→ Prompt: Only the lines from the one with "Give me the TikZ source for this diagram." to the one with "bigfont] (q1text) at", both included, should be output, without any images.

(Code that draws figures)
--------------------

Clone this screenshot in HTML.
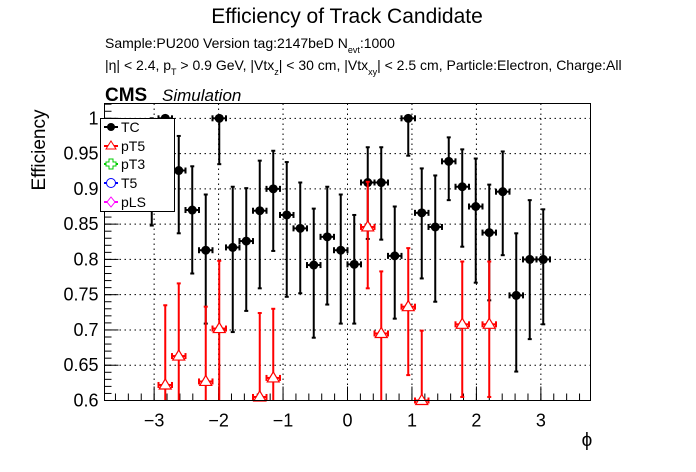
<!DOCTYPE html>
<html><head><meta charset="utf-8"><style>
body{margin:0;background:#fff;}
svg{font-family:"Liberation Sans",sans-serif;display:block}
</style></head><body>
<svg id="chart" width="696" height="472" viewBox="0 0 696 472">
<text x="347" y="23" font-size="21" text-anchor="middle">Efficiency of Track Candidate</text>
<text x="105" y="48" font-size="14">Sample:PU200   Version tag:2147beD  N<tspan font-size="9" dy="5">evt</tspan><tspan dy="-5">:1000</tspan></text>
<text x="105" y="70" font-size="14">|η| &lt; 2.4, p<tspan font-size="9" dy="5">T</tspan><tspan dy="-5"> &gt; 0.9 GeV, |Vtx</tspan><tspan font-size="9" dy="5">z</tspan><tspan dy="-5">| &lt; 30 cm, |Vtx</tspan><tspan font-size="9" dy="5">xy</tspan><tspan dy="-5">| &lt; 2.5 cm, Particle:Electron, Charge:All</tspan></text>
<text x="105" y="101" font-size="19" font-weight="bold">CMS</text>
<text x="162" y="101" font-size="17" font-style="italic">Simulation</text>
<text x="45" y="150" font-size="19" text-anchor="middle" transform="rotate(-90 45 150)">Efficiency</text>
<text x="587" y="446" font-size="19" text-anchor="middle">ϕ</text>
<g id="grid"></g><g id="axes"></g><g id="series"></g>
<rect x="104.5" y="103.5" width="486" height="297" fill="none" stroke="#000"/>
<g>
<rect x="100.5" y="118.5" width="74" height="93" fill="#fff" stroke="#000"/>
<g><line x1="104" y1="127" x2="118" y2="127" stroke="#000" stroke-width="2"/><circle cx="111" cy="127" r="4" fill="#000"/><text x="121" y="132" font-size="14">TC</text></g>
<g><line x1="104" y1="146" x2="118" y2="146" stroke="red" stroke-width="2"/><path d="M111,141 L116,149 L106,149Z" fill="#fff" stroke="red"/><text x="121" y="151" font-size="14">pT5</text></g>
<g><line x1="104" y1="164" x2="118" y2="164" stroke="#0c0" stroke-width="2"/><path d="M109,159h4v3h3v4h-3v3h-4v-3h-3v-4h3z" fill="#fff" stroke="#0c0"/><text x="121" y="169" font-size="14">pT3</text></g>
<g><line x1="104" y1="183" x2="118" y2="183" stroke="#00f" stroke-width="2"/><circle cx="111" cy="183" r="4.5" fill="#fff" stroke="#00f"/><text x="121" y="188" font-size="14">T5</text></g>
<g><line x1="104" y1="202" x2="118" y2="202" stroke="#f0f" stroke-width="2"/><path d="M111,197 L115,202 L111,207 L107,202Z" fill="#fff" stroke="#f0f"/><text x="121" y="207" font-size="14">pLS</text></g>
</g>
</svg>
<script>
const tcValues=[0.93,1.0,0.926,0.870,0.813,1.0,0.817,0.826,0.869,0.900,0.863,0.844,0.792,0.832,0.813,0.793,0.909,0.909,0.805,1.0,0.866,0.846,0.939,0.903,0.875,0.838,0.896,0.749,0.800,0.800];
const tcHigh=[1.0,1.0,0.975,0.932,0.892,1.0,0.903,0.901,0.94,0.954,0.938,0.909,0.872,0.903,0.892,0.863,0.959,0.959,0.875,1.0,0.929,0.919,0.973,0.956,0.943,0.906,0.953,0.837,0.884,0.871];
const tcLow=[0.848,0.93,0.837,0.780,0.709,0.935,0.697,0.727,0.759,0.812,0.747,0.752,0.689,0.736,0.709,0.709,0.829,0.828,0.716,0.947,0.773,0.740,0.884,0.818,0.767,0.742,0.806,0.641,0.687,0.708];
const pt5Bins=[1,2,4,5,8,9,16,17,19,20,23,25];
const pt5Values=[0.622,0.663,0.627,0.702,0.605,0.632,0.846,0.695,0.733,0.597,0.708,0.708];
const pt5High=[0.735,0.766,0.733,0.798,0.724,0.730,0.910,0.783,0.816,0.699,0.797,0.797];
const pt5Low=[0.55,0.55,0.55,0.55,0.55,0.55,0.759,0.55,0.636,0.55,0.605,0.605];
const yTicks=[0.6,0.65,0.7,0.75,0.8,0.85,0.9,0.95,1];
const yTickLabels=["0.6","0.65","0.7","0.75","0.8","0.85","0.9","0.95","1"];
const xTicks=[-3,-2,-1,0,1,2,3];
const xTickLabels=["−3","−2","−1","0","1","2","3"];
const NS="http://www.w3.org/2000/svg";
const X0=104.5,X1=590.5,Y0=400.5,Y1=103.5,XMIN=-3.77,XMAX=3.77,YMIN=0.6,YMAX=1.021;
const BW=2*Math.PI/30;
function xs(v){return X0+(v-XMIN)/(XMAX-XMIN)*(X1-X0);}
function ys(v){return Y0-(v-YMIN)/(YMAX-YMIN)*(Y0-Y1);}
function binC(i){return -Math.PI+BW*(i+0.5);}
function mk(tag,attrs,parent){const e=document.createElementNS(NS,tag);for(const k in attrs)e.setAttribute(k,attrs[k]);parent.appendChild(e);return e;}
const grid=document.getElementById('grid'),axes=document.getElementById('axes'),ser=document.getElementById('series');
yTicks.forEach((t,i)=>{const y=ys(t);
 const g=mk('line',{x1:X0,x2:X1,y1:y,y2:y,stroke:'#000','stroke-dasharray':'1.5,3.5','stroke-width':1},grid);
 
 
 const tk=mk('line',{x1:X0,x2:X0+14,y1:y,y2:y,stroke:'#000'},axes);
 
 
 const tx=mk('text',{x:X0-6,y:y+6,'font-size':18,'text-anchor':'end'},axes);tx.textContent=yTickLabels[i];
 
 
});
for(let v=0.6;v<1.021;v+=0.01){const y=ys(v);mk('line',{x1:X0,x2:X0+7,y1:y,y2:y,stroke:'#000'},axes);}
xTicks.forEach((t,i)=>{const x=xs(t);
 const g=mk('line',{x1:x,x2:x,y1:Y1,y2:Y0,stroke:'#000','stroke-dasharray':'1.5,3.5','stroke-width':1},grid);
 
 
 const tk=mk('line',{x1:x,x2:x,y1:Y0,y2:Y0-14,stroke:'#000'},axes);
 
 
 const tx=mk('text',{x:x,y:Y0+26,'font-size':18,'text-anchor':'middle'},axes);tx.textContent=xTickLabels[i];
 
 
});
for(let v=-3.6;v<3.7;v+=0.2){const x=xs(v);mk('line',{x1:x,x2:x,y1:Y0,y2:Y0-7,stroke:'#000'},axes);}
function clampY(v){return ys(Math.max(YMIN,Math.min(YMAX,v)));}
function errbar(cx,v,lo,hi,col,g){
 const x=xs(cx),hw=xs(cx+BW/2)-x;
 mk('line',{x1:x,x2:x,y1:clampY(lo),y2:clampY(hi),stroke:col,'stroke-width':2},g);
 if(lo>=YMIN)mk('line',{x1:x-2,x2:x+2,y1:ys(lo),y2:ys(lo),stroke:col,'stroke-width':2},g);
 if(hi<=YMAX)mk('line',{x1:x-2,x2:x+2,y1:ys(hi),y2:ys(hi),stroke:col,'stroke-width':2},g);
 const y=clampY(v);
 mk('line',{x1:x-hw,x2:x+hw,y1:y,y2:y,stroke:col,'stroke-width':2},g);
 mk('line',{x1:x-hw,x2:x-hw,y1:y-3,y2:y+3,stroke:col,'stroke-width':2},g);
 mk('line',{x1:x+hw,x2:x+hw,y1:y-3,y2:y+3,stroke:col,'stroke-width':2},g);
}
const gt=mk('g',{},ser);


tcValues.forEach((v,i)=>{const g=mk('g',{},gt);
 
 
 errbar(binC(i),v,tcLow[i],tcHigh[i],'#000',g);
 mk('circle',{cx:xs(binC(i)),cy:ys(v),r:4.5,fill:'#000'},g);
});
const gp=mk('g',{},ser);


pt5Bins.forEach((b,i)=>{const g=mk('g',{},gp);
 
 
 const v=pt5Values[i];
 errbar(binC(b),v,pt5Low[i],pt5High[i],'red',g);
 const x=xs(binC(b)),y=clampY(v);
 mk('path',{d:`M${x},${y-6} L${x+6},${y+4} L${x-6},${y+4}Z`,fill:'#fff',stroke:'red','stroke-width':1.2},g);
});
</script>
</body></html>
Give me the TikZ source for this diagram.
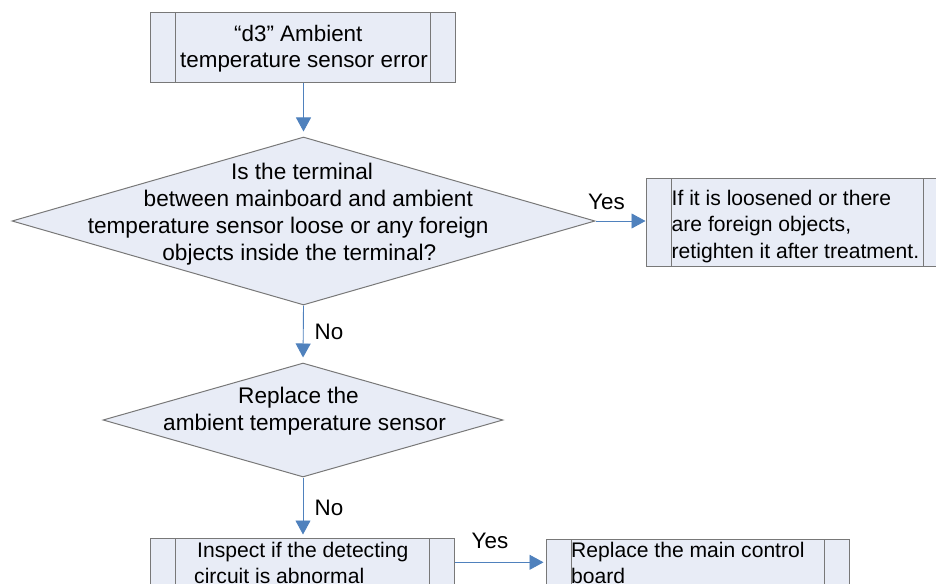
\documentclass[tikz,border=0pt]{standalone}
\usepackage{fontspec}
\setmainfont{Liberation Sans}
\usetikzlibrary{shapes.geometric,arrows.meta}
\definecolor{boxfill}{RGB}{232,236,246}
\definecolor{boxline}{RGB}{120,120,120}
\definecolor{arrowblue}{RGB}{79,129,189}
\begin{document}
\begin{tikzpicture}[x=1pt,y=-1pt,
  font=\fontsize{22.4}{26.7}\selectfont,
  bigfont/.style={font=\fontsize{22.6}{26.7}\selectfont},
  smallfont/.style={font=\fontsize{21.1}{26.6}\selectfont},
  proc/.style={draw=boxline, fill=boxfill, line width=1pt, inner sep=0pt, rectangle,
     path picture={\draw[boxline, line width=1pt]
       ([xshift=25pt]path picture bounding box.north west) -- ([xshift=25pt]path picture bounding box.south west)
       ([xshift=-25pt]path picture bounding box.north east) -- ([xshift=-25pt]path picture bounding box.south east);}},
  dec/.style={draw=boxline, fill=boxfill, line width=1pt, diamond, inner sep=0pt},
  txt/.style={inner sep=0pt, align=left, anchor=base west},
  lbl/.style={inner sep=0pt, anchor=base west},
  arr/.style={draw=arrowblue, line width=0.9pt, -{Triangle[length=14pt,width=15pt]}},
]
\useasboundingbox (0,0) rectangle (936,583);
\clip (0,0) rectangle (936,583);

% shapes (text nodes anchored at the baseline of their last line)
\node[proc, minimum width=305pt, minimum height=70pt] (start) at (302.5,48) {};
\node[txt] (starttext) at (180,68) {\hspace*{54pt}“d3” Ambient\\temperature sensor error};

\node[dec, minimum width=583pt, minimum height=168pt] (q1) at (303.5,221) {};
\node[txt, bigfont] (q1text) at (87.6,260) {\hspace*{143.3pt}Is the terminal\\\hspace*{55.9pt}between mainboard and ambient\\temperature sensor loose or any foreign\\\hspace*{74.6pt}objects inside the terminal?};

\node[proc, minimum width=302pt, minimum height=88pt] (fix) at (797,222) {};
\node[txt, smallfont] (fixtext) at (671.5,258.2) {If it is loosened or there\\are foreign objects,\\retighten it after treatment.};

\node[dec, minimum width=400pt, minimum height=114pt] (q2) at (303,420) {};
\node[txt, bigfont] (q2text) at (163,430.3) {\hspace*{75pt}Replace the\\ambient temperature sensor};

\node[proc, minimum width=304pt, minimum height=90pt] (bl) at (302,583) {};
\node[txt, smallfont] (bltext) at (194,583.6) {\hspace*{3pt}Inspect if the detecting\\circuit is abnormal};

\node[proc, minimum width=303pt, minimum height=90pt] (br) at (697.5,584) {};
\node[txt, smallfont] (brtext) at (571,583.9) {Replace the main control\\board};

% connectors
\coordinate (yrow) at (0,562.3);
\draw[arr, shorten >=5pt] (q1.north |- start.south) -- (q1.north);
\draw[arr] (q1.east) -- (q1.east -| fix.west);
\draw[arr, shorten >=5pt] (q1.south) -- (q2.north);
\draw[arr, shorten >=3pt] (q2.south) -- (q2.south |- bl.north);
\draw[arr, shorten >=2pt] (bl.east |- yrow) -- (br.west |- yrow);

% labels
\node[lbl] (yes1) at (588,209) {Yes};
\node[lbl] (no1) at (314.5,339) {No};
\node[lbl] (no2) at (314.5,515.7) {No};
\node[lbl] (yes2) at (471.5,548.3) {Yes};
\end{tikzpicture}
\end{document}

--------------------

→ Written solution:
Give me the TikZ source for this diagram.
\documentclass[tikz,border=0pt]{standalone}
\usepackage{fontspec}
\setmainfont{Liberation Sans}
\usetikzlibrary{shapes.geometric,arrows.meta}
\definecolor{boxfill}{RGB}{232,236,246}
\definecolor{boxline}{RGB}{120,120,120}
\definecolor{arrowblue}{RGB}{79,129,189}
\begin{document}
\begin{tikzpicture}[x=1pt,y=-1pt,
  font=\fontsize{22.4}{26.7}\selectfont,
  bigfont/.style={font=\fontsize{22.6}{26.7}\selectfont},
  smallfont/.style={font=\fontsize{21.1}{26.6}\selectfont},
  proc/.style={draw=boxline, fill=boxfill, line width=1pt, inner sep=0pt, rectangle,
     path picture={\draw[boxline, line width=1pt]
       ([xshift=25pt]path picture bounding box.north west) -- ([xshift=25pt]path picture bounding box.south west)
       ([xshift=-25pt]path picture bounding box.north east) -- ([xshift=-25pt]path picture bounding box.south east);}},
  dec/.style={draw=boxline, fill=boxfill, line width=1pt, diamond, inner sep=0pt},
  txt/.style={inner sep=0pt, align=left, anchor=base west},
  lbl/.style={inner sep=0pt, anchor=base west},
  arr/.style={draw=arrowblue, line width=0.9pt, -{Triangle[length=14pt,width=15pt]}},
]
\useasboundingbox (0,0) rectangle (936,583);
\clip (0,0) rectangle (936,583);

% shapes (text nodes anchored at the baseline of their last line)
\node[proc, minimum width=305pt, minimum height=70pt] (start) at (302.5,48) {};
\node[txt] (starttext) at (180,68) {\hspace*{54pt}“d3” Ambient\\temperature sensor error};

\node[dec, minimum width=583pt, minimum height=168pt] (q1) at (303.5,221) {};
\node[txt, bigfont] (q1text) at (87.6,260) {\hspace*{143.3pt}Is the terminal\\\hspace*{55.9pt}between mainboard and ambient\\temperature sensor loose or any foreign\\\hspace*{74.6pt}objects inside the terminal?};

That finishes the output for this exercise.